*TASK TO COMPLETE*
Everything in the listing except the pictures should be written out exactly.

*SUPPLIED DATA*
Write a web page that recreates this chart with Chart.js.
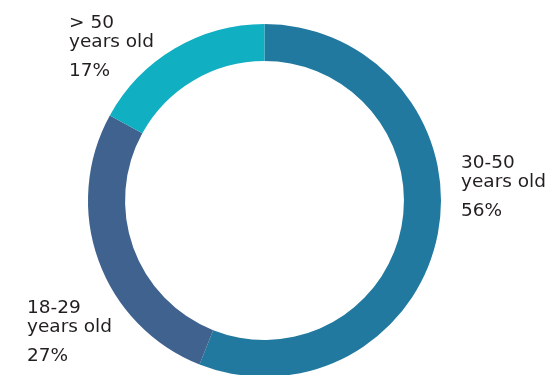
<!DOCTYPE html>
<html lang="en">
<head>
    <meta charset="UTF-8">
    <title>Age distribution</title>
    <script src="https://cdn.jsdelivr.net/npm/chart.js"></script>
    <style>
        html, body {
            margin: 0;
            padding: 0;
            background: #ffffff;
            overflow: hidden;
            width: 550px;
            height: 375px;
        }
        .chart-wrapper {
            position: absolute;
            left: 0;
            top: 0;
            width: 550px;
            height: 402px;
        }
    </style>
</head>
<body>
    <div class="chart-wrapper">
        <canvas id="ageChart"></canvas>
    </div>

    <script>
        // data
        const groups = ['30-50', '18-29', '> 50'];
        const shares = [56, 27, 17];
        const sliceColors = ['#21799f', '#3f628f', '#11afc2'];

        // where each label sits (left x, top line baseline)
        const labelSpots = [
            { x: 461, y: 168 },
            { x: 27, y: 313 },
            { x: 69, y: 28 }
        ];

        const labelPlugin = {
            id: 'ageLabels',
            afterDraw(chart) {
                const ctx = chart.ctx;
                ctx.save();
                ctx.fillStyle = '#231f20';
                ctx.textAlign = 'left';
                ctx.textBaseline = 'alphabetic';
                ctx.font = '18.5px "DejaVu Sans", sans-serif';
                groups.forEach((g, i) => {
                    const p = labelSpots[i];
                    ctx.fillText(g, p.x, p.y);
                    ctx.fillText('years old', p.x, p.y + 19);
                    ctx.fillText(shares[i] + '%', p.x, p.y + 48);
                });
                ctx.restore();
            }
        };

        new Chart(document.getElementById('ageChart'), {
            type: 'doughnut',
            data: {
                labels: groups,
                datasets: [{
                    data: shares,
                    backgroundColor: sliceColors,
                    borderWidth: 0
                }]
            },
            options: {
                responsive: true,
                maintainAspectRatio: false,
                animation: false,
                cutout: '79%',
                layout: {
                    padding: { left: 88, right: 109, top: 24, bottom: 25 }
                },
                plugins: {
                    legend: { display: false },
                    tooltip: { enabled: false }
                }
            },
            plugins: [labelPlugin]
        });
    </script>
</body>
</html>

*OUTPUT FOR THIS TASK*
Write a web page that recreates this chart with Chart.js.
<!DOCTYPE html>
<html lang="en">
<head>
    <meta charset="UTF-8">
    <title>Age distribution</title>
    <script src="https://cdn.jsdelivr.net/npm/chart.js"></script>
    <style>
        html, body {
            margin: 0;
            padding: 0;
            background: #ffffff;
            overflow: hidden;
            width: 550px;
            height: 375px;
        }
        .chart-wrapper {
            position: absolute;
            left: 0;
            top: 0;
            width: 550px;
            height: 402px;
        }
    </style>
</head>
<body>
    <div class="chart-wrapper">
        <canvas id="ageChart"></canvas>
    </div>

    <script>
        // data
        const groups = ['30-50', '18-29', '> 50'];
        const shares = [56, 27, 17];
        const sliceColors = ['#21799f', '#3f628f', '#11afc2'];

        // where each label sits (left x, top line baseline)
        const labelSpots = [
            { x: 461, y: 168 },
            { x: 27, y: 313 },
            { x: 69, y: 28 }
        ];

        const labelPlugin = {
            id: 'ageLabels',
            afterDraw(chart) {
                const ctx = chart.ctx;
                ctx.save();
                ctx.fillStyle = '#231f20';
                ctx.textAlign = 'left';
                ctx.textBaseline = 'alphabetic';
                ctx.font = '18.5px "DejaVu Sans", sans-serif';
                groups.forEach((g, i) => {
                    const p = labelSpots[i];
                    ctx.fillText(g, p.x, p.y);
                    ctx.fillText('years old', p.x, p.y + 19);
                    ctx.fillText(shares[i] + '%', p.x, p.y + 48);
                });
                ctx.restore();
            }
        };

        new Chart(document.getElementById('ageChart'), {
            type: 'doughnut',
            data: {
                labels: groups,
                datasets: [{
                    data: shares,
                    backgroundColor: sliceColors,
                    borderWidth: 0
                }]
            },
            options: {
                responsive: true,
                maintainAspectRatio: false,
                animation: false,
                cutout: '79%',
                layout: {
                    padding: { left: 88, right: 109, top: 24, bottom: 25 }
                },
                plugins: {
                    legend: { display: false },
                    tooltip: { enabled: false }
                }
            },
            plugins: [labelPlugin]
        });
    </script>
</body>
</html>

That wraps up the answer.